Dieser Trend geht allerdings zurück, je feuchter
der Standort wird (Chicago, Colombo): Hier beträgt der Anteil der
Verdunstungskühlung an der Jahreskältearbeit nur noch zwischen
10 und 29 %. Allerdings ist die Verdunstungskühlung an tropischen
Standorten wie Colombo das ganze Jahr über in Betrieb.
Hier übernimmt
die Verdunstungskühlung die Aufgabe einer Vorkühlung der
Außenluft. Um die Außenluft dann noch auf die geforderte Luftfeuchte
und Zulufttemperatur zu konditionieren (besonders Entfeuchtung!),
müssen die mechanischen Kältemaschinen große Leistungen bei
geringen Wasservorlauftemperaturen liefern.
Die Wirtschaftlichkeit einer Verdunstungskühlung
Neben den vielen ökologischen Vorteilen einer indirekten Verdunstungskühlung
spielt natürlich auch die Wirtschaftlichkeit einer
solchen Kühllösung eine wichtige Rolle. Entstehende Mehrkosten
bei der Anschaffung sollen durch die erzielten Einsparungen bei den
Betriebskosten im Vergleich zu einer mechanischen Kälteerzeugung
wieder kompensiert werden.
Aufgrund der wie zuvor erläuterten sehr
vielen standortspezifischen und betriebsbedingten Faktoren sollte
jedes Klima- und Kühlprojekt im Hinblick auf eine Wirtschaftlichkeit
der Verdunstungskühlung individuell geprüft werden. Dabei spielen
über die beschriebenen Parameter hinaus auch noch die tatsächlichen projektspezifischen Strom- und Wasserkosten eine wichtige
Rolle. Grundsätzlich sollte aber die Verdunstungskühlung nicht
allein betrachtet werden, sondern als Verbundsystem, zusammen
mit der Wärmerückgewinnung, denn ohne diese ist die indirekte
Verdunstungskühlung physikalisch nicht anwendbar.
Durch den
Einsatz der Verdunstungskühlung wird die Amortisationszeit des
Verbundes mit der Wärmerückgewinnung unwesentlich verlängert.

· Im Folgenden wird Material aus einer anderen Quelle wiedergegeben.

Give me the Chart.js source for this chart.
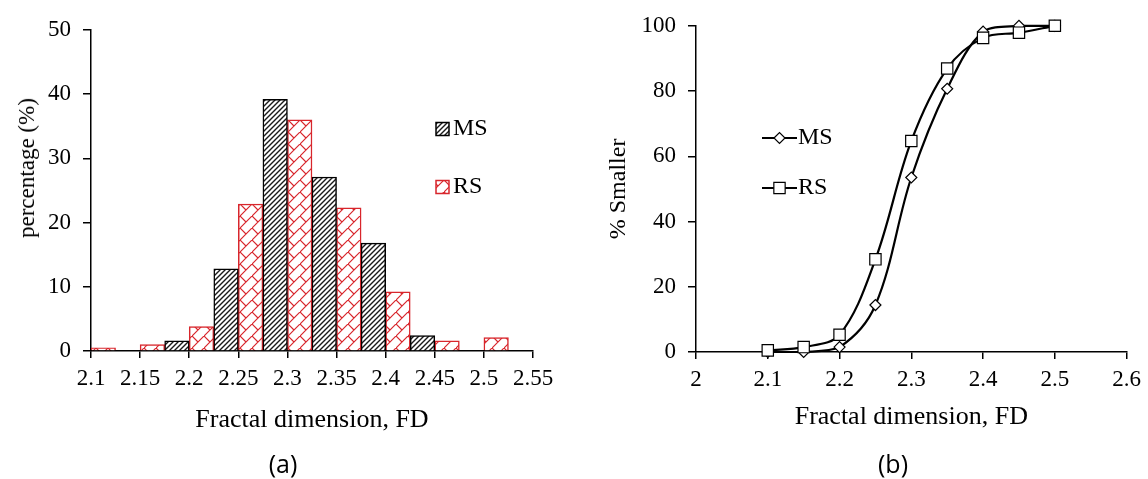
<!DOCTYPE html>
<html>
<head>
<meta charset="utf-8">
<script src="https://cdn.jsdelivr.net/npm/chart.js@4/dist/chart.umd.min.js"></script>
<style>
  html, body { margin: 0; padding: 0; background: #fff; }
  #wrap { position: relative; width: 1148px; height: 479px; overflow: hidden; }
  .pane { position: absolute; top: 0; }
  .cap { position: absolute; top: 463px; transform: translate(-50%, -50%);
         font: 25px 'Open Sans', 'Liberation Sans', sans-serif; color: #000; }
  .ytitle { position: absolute; transform: translate(-50%, -50%) rotate(-90deg);
            font: 23px 'Liberation Serif', 'Times New Roman', serif; color: #000; white-space: nowrap; }
</style>
</head>
<body>
<div id="wrap">
  <div class="pane" style="left:0;width:580px;height:479px"><canvas id="histChart" width="580" height="479"></canvas></div>
  <div class="pane" style="left:580px;width:568px;height:479px"><canvas id="cumChart" width="568" height="479"></canvas></div>
  <div class="ytitle" style="left:27px;top:168px">percentage (%)</div>
  <div class="cap" style="left:283px">(a)</div>
  <div class="cap" style="left:893px">(b)</div>
</div>
<script>
// (a) histogram: bins of 0.05, RS bar in the left half, MS bar in the right half
const binStart = [2.1, 2.15, 2.2, 2.25, 2.3, 2.35, 2.4, 2.45, 2.5];
const binWidth = 0.05;
const msPct = [0, 1.6, 12.8, 39.2, 27.1, 16.8, 2.4, 0, 0];
const rsPct = [0.5, 1.0, 3.8, 22.9, 36.0, 22.3, 9.2, 1.6, 2.1];
const histTicksX = [2.1, 2.15, 2.2, 2.25, 2.3, 2.35, 2.4, 2.45, 2.5, 2.55];

// (b) cumulative curves
const fdPoints = [2.1, 2.15, 2.2, 2.25, 2.3, 2.35, 2.4, 2.45, 2.5];
const msSmaller = [0, 0, 1.5, 14.4, 53.5, 80.7, 98.2, 100, 100];
const rsSmaller = [0.5, 1.5, 5.3, 28.4, 64.7, 86.9, 96.3, 97.9, 100];
const cumTicksX = [2, 2.1, 2.2, 2.3, 2.4, 2.5, 2.6];

const SERIF = "'Liberation Serif', 'Times New Roman', serif";
const RED = '#d8262c';

Chart.defaults.color = '#000';
Chart.defaults.font.family = SERIF;

function hatchPattern(color) {
    const c = document.createElement('canvas');
    c.width = c.height = 5;
    const g = c.getContext('2d');
    g.fillStyle = '#fff';
    g.fillRect(0, 0, 5, 5);
    g.strokeStyle = color;
    g.lineWidth = 1.4;
    g.beginPath();
    g.moveTo(-1, 6); g.lineTo(6, -1);
    g.moveTo(-1, 1); g.lineTo(1, -1);
    g.moveTo(4, 6); g.lineTo(6, 4);
    g.stroke();
    return g.createPattern(c, 'repeat');
}

function brickPattern(color) {
    const s = 12;
    const c = document.createElement('canvas');
    c.width = c.height = s;
    const g = c.getContext('2d');
    g.fillStyle = '#fff';
    g.fillRect(0, 0, s, s);
    g.strokeStyle = color;
    g.lineWidth = 1.2;
    g.beginPath();
    g.moveTo(-1, s + 1); g.lineTo(s + 1, -1);
    g.moveTo(0, 0); g.lineTo(s / 2, s / 2);
    g.stroke();
    return g.createPattern(c, 'repeat');
}

// legend drawn at a fixed spot inside the plot
const spotLegend = {
    id: 'spotLegend',
    afterDraw(chart, args, opts) {
        const ctx = chart.ctx;
        ctx.save();
        ctx.font = opts.fontSize + 'px ' + SERIF;
        ctx.textBaseline = 'middle';
        chart.data.datasets.forEach((ds, i) => {
            const y = opts.y + i * opts.gap;
            let tx;
            if (opts.kind === 'box') {
                const b = 13;
                ctx.fillStyle = ds.backgroundColor;
                ctx.fillRect(opts.x, y - b / 2, b, b);
                ctx.strokeStyle = ds.borderColor;
                ctx.lineWidth = 1.5;
                ctx.strokeRect(opts.x, y - b / 2, b, b);
                tx = opts.x + b + 4;
            } else {
                const len = 35;
                ctx.strokeStyle = ds.borderColor;
                ctx.lineWidth = ds.borderWidth;
                ctx.beginPath();
                ctx.moveTo(opts.x, y); ctx.lineTo(opts.x + len, y);
                ctx.stroke();
                ctx.fillStyle = ds.pointBackgroundColor;
                ctx.strokeStyle = ds.pointBorderColor;
                ctx.lineWidth = ds.pointBorderWidth;
                Chart.helpers.drawPoint(ctx, {
                    pointStyle: ds.pointStyle, rotation: 0,
                    radius: ds.pointRadius, borderWidth: ds.pointBorderWidth
                }, opts.x + len / 2, y);
                tx = opts.x + len + 1;
            }
            ctx.fillStyle = '#000';
            ctx.fillText(ds.label, tx, y);
        });
        ctx.restore();
    }
};

function axisX(min, max, ticks, height, titlePadBottom) {
    return {
        type: 'linear', min: min, max: max, offset: false,
        afterBuildTicks: s => { s.ticks = ticks.map(v => ({value: v})); },
        afterFit: s => { s.height = height; },
        ticks: { font: {family: SERIF, size: 23}, padding: 7, maxRotation: 0, autoSkip: false,
                 callback: v => String(+v.toFixed(2)) },
        grid: { offset: false, drawOnChartArea: false, drawTicks: true, tickLength: 7, color: '#000', lineWidth: 1.5 },
        border: { display: true, color: '#000', width: 1.5 },
        title: { display: true, text: 'Fractal dimension, FD', font: {family: SERIF, size: 26},
                 padding: {top: 0, bottom: titlePadBottom} }
    };
}

function axisY(max, step, width) {
    return {
        min: 0, max: max,
        afterFit: s => { s.width = width; },
        ticks: { stepSize: step, font: {family: SERIF, size: 23}, padding: 12 },
        grid: { drawOnChartArea: false, drawTicks: true, tickLength: 8, color: '#000', lineWidth: 1.5 },
        border: { display: true, color: '#000', width: 1.5 }
    };
}

const msHatch = hatchPattern('#1a1a1a');
const rsBrick = brickPattern(RED);

new Chart(document.getElementById('histChart'), {
    type: 'bar',
    data: {
        datasets: [{
            label: 'MS',
            data: binStart.map((b, i) => ({x: b + binWidth * 0.75, y: msPct[i] || null})),
            backgroundColor: msHatch,
            borderColor: '#000',
            borderWidth: 1.5,
            grouped: false,
            barPercentage: 1,
            categoryPercentage: 1
        }, {
            label: 'RS',
            data: binStart.map((b, i) => ({x: b + binWidth * 0.25, y: rsPct[i] || null})),
            backgroundColor: rsBrick,
            borderColor: RED,
            borderWidth: 1.5,
            grouped: false,
            barPercentage: 1,
            categoryPercentage: 1
        }]
    },
    options: {
        responsive: false,
        animation: false,
        layout: { padding: {left: 0, top: 30, right: 47, bottom: 0} },
        scales: {
            x: axisX(2.1, 2.55, histTicksX, 128, 43),
            y: axisY(50, 10, 91)
        },
        plugins: {
            legend: { display: false },
            tooltip: { enabled: false },
            spotLegend: { kind: 'box', x: 436, y: 129, gap: 58, fontSize: 24 }
        }
    },
    plugins: [spotLegend]
});

new Chart(document.getElementById('cumChart'), {
    type: 'line',
    data: {
        datasets: [{
            label: 'MS',
            data: fdPoints.map((x, i) => ({x: x, y: msSmaller[i]})),
            borderColor: '#000',
            borderWidth: 2.2,
            tension: 0.35,
            pointStyle: 'rectRot',
            pointRadius: 5.5,
            pointBackgroundColor: '#fff',
            pointBorderColor: '#000',
            pointBorderWidth: 1.2,
            order: 1,
            clip: false
        }, {
            label: 'RS',
            data: fdPoints.map((x, i) => ({x: x, y: rsSmaller[i]})),
            borderColor: '#000',
            borderWidth: 2.2,
            tension: 0.35,
            pointStyle: 'rect',
            pointRadius: 8,
            pointBackgroundColor: '#fff',
            pointBorderColor: '#000',
            pointBorderWidth: 1.2,
            order: 0,
            clip: false
        }]
    },
    options: {
        responsive: false,
        animation: false,
        layout: { padding: {left: 0, top: 19, right: 21, bottom: 0} },
        scales: {
            x: axisX(2, 2.6, cumTicksX, 127, 46),
            y: Object.assign(axisY(100, 20, 116), {
                title: { display: true, text: '% Smaller', font: {family: SERIF, size: 24}, padding: {top: 24, bottom: 0} }
            })
        },
        plugins: {
            legend: { display: false },
            tooltip: { enabled: false },
            spotLegend: { kind: 'line', x: 182, y: 138, gap: 50, fontSize: 24 }
        }
    },
    plugins: [spotLegend]
});
</script>
</body>
</html>
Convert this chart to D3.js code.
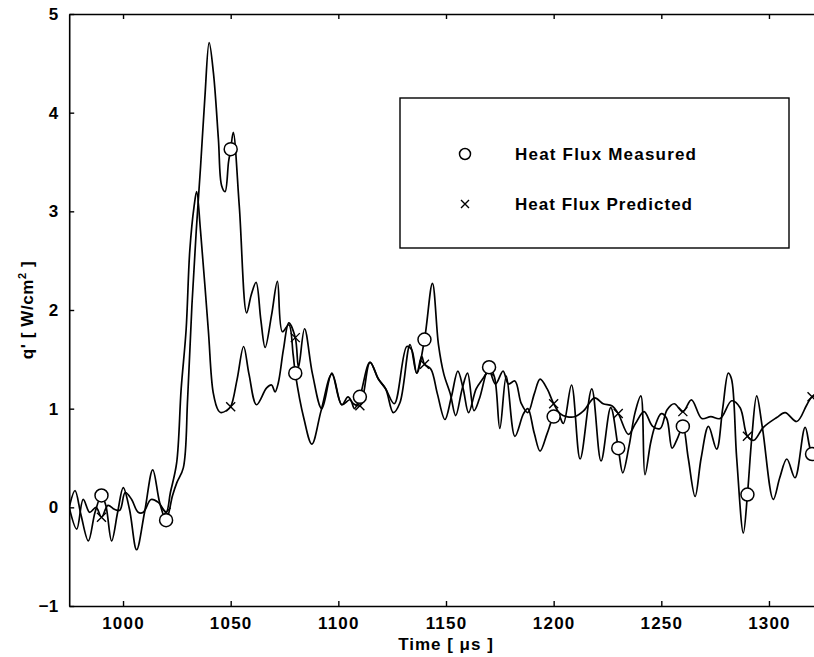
<!DOCTYPE html>
<html>
<head>
<meta charset="utf-8">
<script src="https://cdn.jsdelivr.net/npm/d3@7"></script>
<style>
  html, body { margin: 0; padding: 0; background: #fff; }
  svg { display: block; }
  text { font-family: "Liberation Sans", Arial, Helvetica, sans-serif; font-weight: bold; fill: #000; }
</style>
</head>
<body>
<svg id="chart" width="814" height="657"></svg>
<script>
// ---- data ----
const measuredT = [975,977.7,980.5,983.9,987,990,992,994.7,997.5,1000.1,1003,1006.3,1010,1013.8,1017,1020,1023,1025,1028,1030,1032,1034,1036,1038,1040,1042,1044.3,1045.8,1047.4,1049,1050,1051.2,1054,1057.4,1059.5,1061.8,1064,1066,1069,1071.7,1074,1077,1079,1080,1084,1087.7,1092,1097,1101.6,1105.4,1107.5,1110,1114.7,1118.6,1122,1125.5,1128.6,1133.3,1136.4,1140,1143.7,1146.5,1149,1152,1154.5,1157.5,1160,1163,1165.5,1170,1172.5,1175,1178,1182,1186,1188,1191,1193.7,1197,1200,1202,1204.5,1208.3,1212.3,1217.7,1222,1226.5,1230,1232.1,1235,1237.8,1240.5,1242.4,1245,1247,1250,1252.5,1255,1257.5,1260,1262.5,1265.7,1268.5,1271.9,1275.7,1278.5,1281.1,1282.6,1285,1288.1,1290,1292,1294.3,1297,1302,1305,1308.3,1312.1,1316.8,1320,1325];
const measuredQ = [0.00,0.17,-0.08,-0.34,-0.05,0.12,0.02,-0.34,-0.05,0.20,-0.02,-0.43,-0.05,0.38,0.05,-0.13,0.12,0.25,0.40,1.10,2.05,2.80,3.45,4.15,4.71,4.40,3.73,3.26,3.20,3.50,3.63,3.80,3.05,1.97,2.15,2.28,1.90,1.62,1.95,2.29,1.78,1.85,1.55,1.36,0.90,0.64,0.98,1.35,1.04,1.09,1.00,1.12,1.47,1.30,1.20,0.96,1.06,1.65,1.36,1.70,2.27,1.65,1.35,1.15,0.93,1.20,1.36,0.98,1.10,1.42,1.32,0.80,1.33,0.72,0.95,1.00,0.75,0.57,0.75,0.92,0.95,0.85,1.24,0.49,1.20,0.47,1.01,0.60,0.35,0.62,0.96,1.13,0.33,0.65,0.82,0.95,0.90,0.60,0.70,0.82,0.50,0.11,0.50,0.82,0.59,1.00,1.36,1.30,0.50,-0.26,0.13,0.70,1.13,0.80,0.08,0.30,0.49,0.30,0.81,0.54,0.45];

const predictedT = [975,978.5,981.5,984.5,987.5,990,993,996,998.5,1001,1004,1007,1009.4,1013,1016.4,1020,1022,1024.9,1027,1029.3,1031,1033,1034.2,1036,1039.6,1041.9,1044.3,1045.5,1048,1050,1053,1056,1058.5,1062,1066.7,1069,1070.6,1072.1,1074.5,1077,1080,1081.5,1084.3,1088,1092.3,1097,1101.6,1104.5,1107,1110,1114.7,1118.6,1122,1126,1131.8,1134,1136.4,1138.7,1140,1143,1146,1149.5,1152.5,1155.5,1158,1160.5,1164,1167,1170,1173,1176.5,1179,1182,1185,1188,1191,1193.7,1197,1200,1203,1206,1210,1214,1219,1223,1227,1230,1234.7,1238,1242,1246,1249.5,1252.7,1256,1260,1264,1268.8,1273,1277.3,1282.7,1286.6,1290,1293,1297.4,1303.6,1307.5,1312.9,1317.6,1320,1325];
const predictedQ = [0.00,-0.22,0.08,-0.05,0.00,-0.10,0.02,-0.02,-0.03,0.15,0.08,-0.05,-0.05,0.08,0.05,-0.05,0.15,0.45,1.20,1.80,2.60,3.05,3.20,2.80,1.80,1.16,0.98,0.96,0.98,1.02,1.30,1.63,1.35,1.04,1.21,1.24,1.17,1.26,1.60,1.87,1.72,1.42,1.81,1.35,1.00,1.36,1.04,1.12,1.05,1.03,1.47,1.30,1.20,1.05,1.63,1.60,1.36,1.53,1.45,1.40,1.15,0.89,1.12,1.38,1.20,0.96,1.20,1.30,1.38,1.25,1.38,1.25,1.28,1.05,0.96,1.15,1.30,1.20,1.05,0.95,0.92,0.92,0.98,1.11,1.05,1.03,0.95,0.74,0.85,0.97,0.82,0.80,0.99,1.05,0.97,1.09,0.90,0.92,0.90,1.08,1.01,0.72,0.68,0.81,0.91,0.96,0.87,1.04,1.12,1.15];

const markerT = [990,1020,1050,1080,1110,1140,1170,1200,1230,1260,1290,1320];
const measuredAt = [0.12,-0.13,3.63,1.36,1.12,1.70,1.42,0.92,0.60,0.82,0.13,0.54];
const predictedAt = [-0.10,-0.05,1.02,1.72,1.03,1.45,1.38,1.05,0.95,0.97,0.72,1.12];

const xTicks = [1000,1050,1100,1150,1200,1250,1300];
const yTicks = [-1,0,1,2,3,4,5];
const xLabel = "Time  [ \u03bcs ]";
const yLabel = "q'  [ W/cm";
const legendLabels = ["Heat Flux Measured", "Heat Flux Predicted"];

// ---- layout ----
const svg = d3.select("#chart");
const x = d3.scaleLinear().domain([975, 1325]).range([69.2, 822.8]);
const y = d3.scaleLinear().domain([-1, 5]).range([606, 14]);

svg.append("defs").append("clipPath").attr("id", "plotclip")
  .append("rect").attr("x", 69.2).attr("y", 14).attr("width", 822.8 - 69.2).attr("height", 606 - 14);

// lines
const lineGen = d3.line().x(d => x(d[0])).y(d => y(d[1])).curve(d3.curveCatmullRom.alpha(0.5));
const measured = measuredT.map((t, i) => [t, measuredQ[i]]);
const predicted = predictedT.map((t, i) => [t, predictedQ[i]]);

const plot = svg.append("g").attr("clip-path", "url(#plotclip)");
plot.append("path").datum(predicted).attr("d", lineGen)
  .attr("fill", "none").attr("stroke", "#000").attr("stroke-width", 1.7).attr("stroke-linejoin", "round");
plot.append("path").datum(measured).attr("d", lineGen)
  .attr("fill", "none").attr("stroke", "#000").attr("stroke-width", 1.7).attr("stroke-linejoin", "round");

// markers
const xm = 4.5;
plot.selectAll("g.xmark").data(markerT.map((t, i) => [t, predictedAt[i]])).join("g")
  .attr("class", "xmark")
  .attr("transform", d => `translate(${x(d[0])},${y(d[1])})`)
  .each(function() {
    d3.select(this).append("path")
      .attr("d", `M${-xm},${-xm}L${xm},${xm}M${-xm},${xm}L${xm},${-xm}`)
      .attr("stroke", "#000").attr("stroke-width", 1.4).attr("fill", "none");
  });
plot.selectAll("circle.omark").data(markerT.map((t, i) => [t, measuredAt[i]])).join("circle")
  .attr("class", "omark")
  .attr("cx", d => x(d[0])).attr("cy", d => y(d[1])).attr("r", 6.5)
  .attr("fill", "#fff").attr("stroke", "#000").attr("stroke-width", 1.5);

// axes
const axisStyle = g => {
  g.select(".domain").attr("stroke", "#000").attr("stroke-width", 1.6);
  g.selectAll(".tick line").attr("stroke", "#000").attr("stroke-width", 1.4);
  g.selectAll(".tick text").style("font-size", "17px").style("font-weight", "bold")
    .style("font-family", '"Liberation Sans", Arial, sans-serif').attr("fill", "#000");
};
svg.append("g").attr("transform", `translate(0,${y(-1)})`)
  .call(d3.axisBottom(x).tickValues(xTicks).tickSize(-5).tickSizeOuter(0).tickPadding(11).tickFormat(d3.format("d")))
  .call(axisStyle)
  .call(g => g.selectAll(".tick text").style("letter-spacing", "1.2px"));
svg.append("g").attr("transform", `translate(0,${y(5)})`)
  .call(d3.axisTop(x).tickValues(xTicks).tickSize(-5).tickSizeOuter(0).tickFormat(""))
  .call(axisStyle);
svg.append("g").attr("transform", `translate(${x(975)},0)`)
  .call(d3.axisLeft(y).tickValues(yTicks).tickSize(-5).tickSizeOuter(0).tickPadding(11).tickFormat(d3.format("d")))
  .call(axisStyle);
svg.append("g").attr("transform", `translate(${x(1325)},0)`)
  .call(d3.axisRight(y).tickValues(yTicks).tickSize(-5).tickSizeOuter(0).tickFormat(""))
  .call(axisStyle);

// axis titles
svg.append("text").attr("x", (x(975) + x(1325)) / 2).attr("y", 650)
  .attr("text-anchor", "middle").style("font-size", "17px").style("letter-spacing", "1px")
  .text(xLabel);
const yt = svg.append("text").attr("transform", `translate(33,${(y(-1) + y(5)) / 2}) rotate(-90)`)
  .attr("text-anchor", "middle").style("font-size", "17px").style("letter-spacing", "0.6px");
yt.append("tspan").text(yLabel);
yt.append("tspan").attr("dy", -7).style("font-size", "11px").text("2");
yt.append("tspan").attr("dy", 7).text(" ]");

// legend
const lg = svg.append("g");
lg.append("rect").attr("x", 400).attr("y", 98).attr("width", 389).attr("height", 150)
  .attr("fill", "#fff").attr("stroke", "#000").attr("stroke-width", 1.4);
lg.append("circle").attr("cx", 465).attr("cy", 154).attr("r", 5.5)
  .attr("fill", "none").attr("stroke", "#000").attr("stroke-width", 1.5);
lg.append("path").attr("d", "M461,200L469,208M461,208L469,200")
  .attr("stroke", "#000").attr("stroke-width", 1.4);
lg.append("text").attr("x", 515).attr("y", 160).style("font-size", "17px")
  .attr("textLength", 181).attr("lengthAdjust", "spacing").text(legendLabels[0]);
lg.append("text").attr("x", 515).attr("y", 210).style("font-size", "17px")
  .attr("textLength", 177).attr("lengthAdjust", "spacing").text(legendLabels[1]);
</script>
</body>
</html>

Daher ist die Bandbreite möglicher Amortisationszeiten groß und
sollte für jedes Projekt individuell ermittelt werden. Hersteller von
Verdunstungskühlsystemen bieten für Kunden solche Wirtschaftlichkeitsberechnungen
an. Mögliche Auslegungsvarianten können
aber auch schon im Vorfeld mit der Simulations-App durchgespielt
und energetisch berechnet werden.
Zusammenfassung
Um in vielen Einsatzbereichen die Leistungen der zur Luftkühlung
bislang fast ausschließlich eingesetzten strombetriebenen Kaltwassersätzen
zu verringern, bietet die Technik der Verdunstungskühlung
erhebliche Potentiale. Durch das Verdunsten von Wasser im
Abluftstrom eines RLT-Geräts wird nahezu ohne Strom Kälteleistung
erzeugt. Ihre Potentiale kann die indirekte Verdunstungskühlung
aus energetischer Sicht besonders gut ausspielen, wenn folgende
Bedingungen erfüllt sind:
• hoher Befeuchtungswirkungsgrad der Verdunstungskühlung,
• hohe Rückwärmzahl der Wärmerückgewinnung,
• geringe Feuchte der Abluft,
• sommerheiße und trockene Standorte.
Die Verdunstungskühlung ist aber nicht dafür gedacht, die Gebäudekühlung
allein zu übernehmen. Sie ist nur bei sehr wenigen
Projekten, zum Beispiel an sommerlich kühlen Standorten, in der
Lage, einen Wasserkühlsatz komplett zu ersetzen. Daher sollte die
Verdunstungskühlung hauptsächlich als „Basis-Öko-System zur
Vorkühlung der Außenluft“ angesehen werden.
Die Rest- oder
Spitzenlast übernimmt der dann in der Leistung kleiner gewählte
und somit günstigere Kaltwassersatz. Durch die Verdunstungskühlung
können aber bei fast allen Projekten hohe Einsparungen bei
der konventionell zu erbringenden Kältearbeit realisiert werden.
In
einigen Fällen kann bei einer Akzeptanz der physikalischen Grenzen
sogar eine reine Verdunstungskühlung eingesetzt und somit auf eine
mechanische Kälteerzeugung komplett verzichtet werden.